═════ Supplied data

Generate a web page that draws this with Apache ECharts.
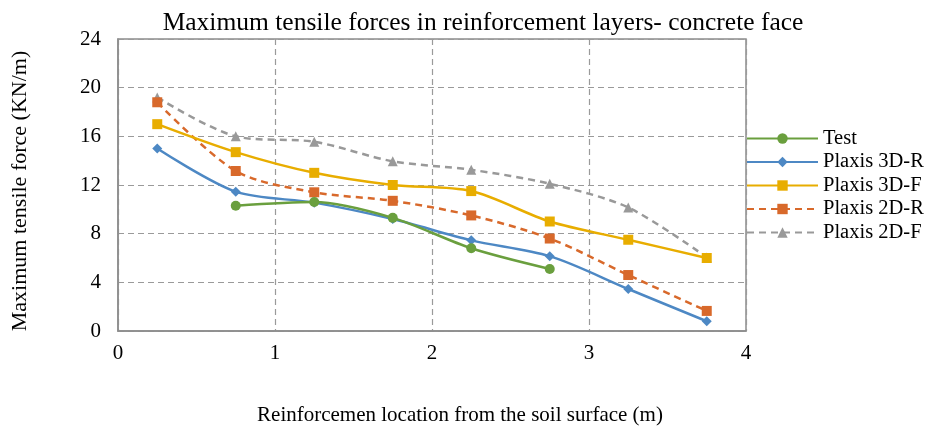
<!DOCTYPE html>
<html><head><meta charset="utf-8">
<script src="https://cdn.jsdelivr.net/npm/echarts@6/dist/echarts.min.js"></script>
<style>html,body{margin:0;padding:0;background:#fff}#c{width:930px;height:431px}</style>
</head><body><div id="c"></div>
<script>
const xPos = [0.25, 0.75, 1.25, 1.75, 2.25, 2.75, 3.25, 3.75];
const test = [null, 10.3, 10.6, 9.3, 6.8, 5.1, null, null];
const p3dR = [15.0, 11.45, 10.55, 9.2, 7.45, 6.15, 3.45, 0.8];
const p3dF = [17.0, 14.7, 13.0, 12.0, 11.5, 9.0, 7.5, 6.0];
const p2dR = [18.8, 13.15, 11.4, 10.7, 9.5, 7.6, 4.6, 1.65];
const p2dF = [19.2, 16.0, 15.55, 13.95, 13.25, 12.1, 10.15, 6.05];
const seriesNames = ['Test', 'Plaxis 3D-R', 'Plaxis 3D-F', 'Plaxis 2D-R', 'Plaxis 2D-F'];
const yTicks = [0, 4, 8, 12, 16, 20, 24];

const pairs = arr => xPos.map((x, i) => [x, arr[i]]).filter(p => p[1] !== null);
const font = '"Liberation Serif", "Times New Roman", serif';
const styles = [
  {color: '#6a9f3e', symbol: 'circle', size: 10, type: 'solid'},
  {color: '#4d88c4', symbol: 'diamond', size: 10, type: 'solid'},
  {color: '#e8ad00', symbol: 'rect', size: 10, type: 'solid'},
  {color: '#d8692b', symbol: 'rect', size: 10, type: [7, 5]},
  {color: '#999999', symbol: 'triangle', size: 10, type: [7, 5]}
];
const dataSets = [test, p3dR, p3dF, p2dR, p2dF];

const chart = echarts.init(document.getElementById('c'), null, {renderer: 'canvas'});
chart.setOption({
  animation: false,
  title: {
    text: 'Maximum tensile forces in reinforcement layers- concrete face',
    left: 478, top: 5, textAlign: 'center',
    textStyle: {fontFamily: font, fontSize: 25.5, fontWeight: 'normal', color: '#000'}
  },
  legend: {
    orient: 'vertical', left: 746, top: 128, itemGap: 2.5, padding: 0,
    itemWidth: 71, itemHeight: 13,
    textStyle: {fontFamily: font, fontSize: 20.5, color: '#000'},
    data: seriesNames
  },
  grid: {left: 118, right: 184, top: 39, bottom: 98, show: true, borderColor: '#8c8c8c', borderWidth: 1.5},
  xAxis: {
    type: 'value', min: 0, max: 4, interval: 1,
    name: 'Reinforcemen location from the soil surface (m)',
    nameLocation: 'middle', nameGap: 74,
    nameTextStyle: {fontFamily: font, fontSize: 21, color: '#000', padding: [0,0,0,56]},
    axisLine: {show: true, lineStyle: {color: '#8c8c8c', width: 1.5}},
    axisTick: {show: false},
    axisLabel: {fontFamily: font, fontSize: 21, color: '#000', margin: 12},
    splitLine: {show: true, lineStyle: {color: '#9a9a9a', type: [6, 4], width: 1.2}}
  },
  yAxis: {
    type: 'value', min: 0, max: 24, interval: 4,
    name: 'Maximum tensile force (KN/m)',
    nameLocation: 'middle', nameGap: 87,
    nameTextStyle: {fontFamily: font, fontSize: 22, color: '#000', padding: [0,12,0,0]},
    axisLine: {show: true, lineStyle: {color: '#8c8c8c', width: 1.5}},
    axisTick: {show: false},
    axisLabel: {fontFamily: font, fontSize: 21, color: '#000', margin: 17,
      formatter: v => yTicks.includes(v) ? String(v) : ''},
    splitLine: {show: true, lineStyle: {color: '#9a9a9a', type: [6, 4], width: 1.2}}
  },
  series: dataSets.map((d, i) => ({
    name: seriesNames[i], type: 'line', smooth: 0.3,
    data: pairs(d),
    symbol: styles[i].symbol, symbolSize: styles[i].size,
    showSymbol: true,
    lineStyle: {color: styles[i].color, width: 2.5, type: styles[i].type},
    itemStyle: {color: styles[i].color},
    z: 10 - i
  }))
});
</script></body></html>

══════════

*Exercise description*
Exclude the images and reproduce the remaining data exactly.

*Result for this exercise*
Generate a web page that draws this with Apache ECharts.
<!DOCTYPE html>
<html><head><meta charset="utf-8">
<script src="https://cdn.jsdelivr.net/npm/echarts@6/dist/echarts.min.js"></script>
<style>html,body{margin:0;padding:0;background:#fff}#c{width:930px;height:431px}</style>
</head><body><div id="c"></div>
<script>
const xPos = [0.25, 0.75, 1.25, 1.75, 2.25, 2.75, 3.25, 3.75];
const test = [null, 10.3, 10.6, 9.3, 6.8, 5.1, null, null];
const p3dR = [15.0, 11.45, 10.55, 9.2, 7.45, 6.15, 3.45, 0.8];
const p3dF = [17.0, 14.7, 13.0, 12.0, 11.5, 9.0, 7.5, 6.0];
const p2dR = [18.8, 13.15, 11.4, 10.7, 9.5, 7.6, 4.6, 1.65];
const p2dF = [19.2, 16.0, 15.55, 13.95, 13.25, 12.1, 10.15, 6.05];
const seriesNames = ['Test', 'Plaxis 3D-R', 'Plaxis 3D-F', 'Plaxis 2D-R', 'Plaxis 2D-F'];
const yTicks = [0, 4, 8, 12, 16, 20, 24];

const pairs = arr => xPos.map((x, i) => [x, arr[i]]).filter(p => p[1] !== null);
const font = '"Liberation Serif", "Times New Roman", serif';
const styles = [
  {color: '#6a9f3e', symbol: 'circle', size: 10, type: 'solid'},
  {color: '#4d88c4', symbol: 'diamond', size: 10, type: 'solid'},
  {color: '#e8ad00', symbol: 'rect', size: 10, type: 'solid'},
  {color: '#d8692b', symbol: 'rect', size: 10, type: [7, 5]},
  {color: '#999999', symbol: 'triangle', size: 10, type: [7, 5]}
];
const dataSets = [test, p3dR, p3dF, p2dR, p2dF];

const chart = echarts.init(document.getElementById('c'), null, {renderer: 'canvas'});
chart.setOption({
  animation: false,
  title: {
    text: 'Maximum tensile forces in reinforcement layers- concrete face',
    left: 478, top: 5, textAlign: 'center',
    textStyle: {fontFamily: font, fontSize: 25.5, fontWeight: 'normal', color: '#000'}
  },
  legend: {
    orient: 'vertical', left: 746, top: 128, itemGap: 2.5, padding: 0,
    itemWidth: 71, itemHeight: 13,
    textStyle: {fontFamily: font, fontSize: 20.5, color: '#000'},
    data: seriesNames
  },
  grid: {left: 118, right: 184, top: 39, bottom: 98, show: true, borderColor: '#8c8c8c', borderWidth: 1.5},
  xAxis: {
    type: 'value', min: 0, max: 4, interval: 1,
    name: 'Reinforcemen location from the soil surface (m)',
    nameLocation: 'middle', nameGap: 74,
    nameTextStyle: {fontFamily: font, fontSize: 21, color: '#000', padding: [0,0,0,56]},
    axisLine: {show: true, lineStyle: {color: '#8c8c8c', width: 1.5}},
    axisTick: {show: false},
    axisLabel: {fontFamily: font, fontSize: 21, color: '#000', margin: 12},
    splitLine: {show: true, lineStyle: {color: '#9a9a9a', type: [6, 4], width: 1.2}}
  },
  yAxis: {
    type: 'value', min: 0, max: 24, interval: 4,
    name: 'Maximum tensile force (KN/m)',
    nameLocation: 'middle', nameGap: 87,
    nameTextStyle: {fontFamily: font, fontSize: 22, color: '#000', padding: [0,12,0,0]},
    axisLine: {show: true, lineStyle: {color: '#8c8c8c', width: 1.5}},
    axisTick: {show: false},
    axisLabel: {fontFamily: font, fontSize: 21, color: '#000', margin: 17,
      formatter: v => yTicks.includes(v) ? String(v) : ''},
    splitLine: {show: true, lineStyle: {color: '#9a9a9a', type: [6, 4], width: 1.2}}
  },
  series: dataSets.map((d, i) => ({
    name: seriesNames[i], type: 'line', smooth: 0.3,
    data: pairs(d),
    symbol: styles[i].symbol, symbolSize: styles[i].size,
    showSymbol: true,
    lineStyle: {color: styles[i].color, width: 2.5, type: styles[i].type},
    itemStyle: {color: styles[i].color},
    z: 10 - i
  }))
});
</script></body></html>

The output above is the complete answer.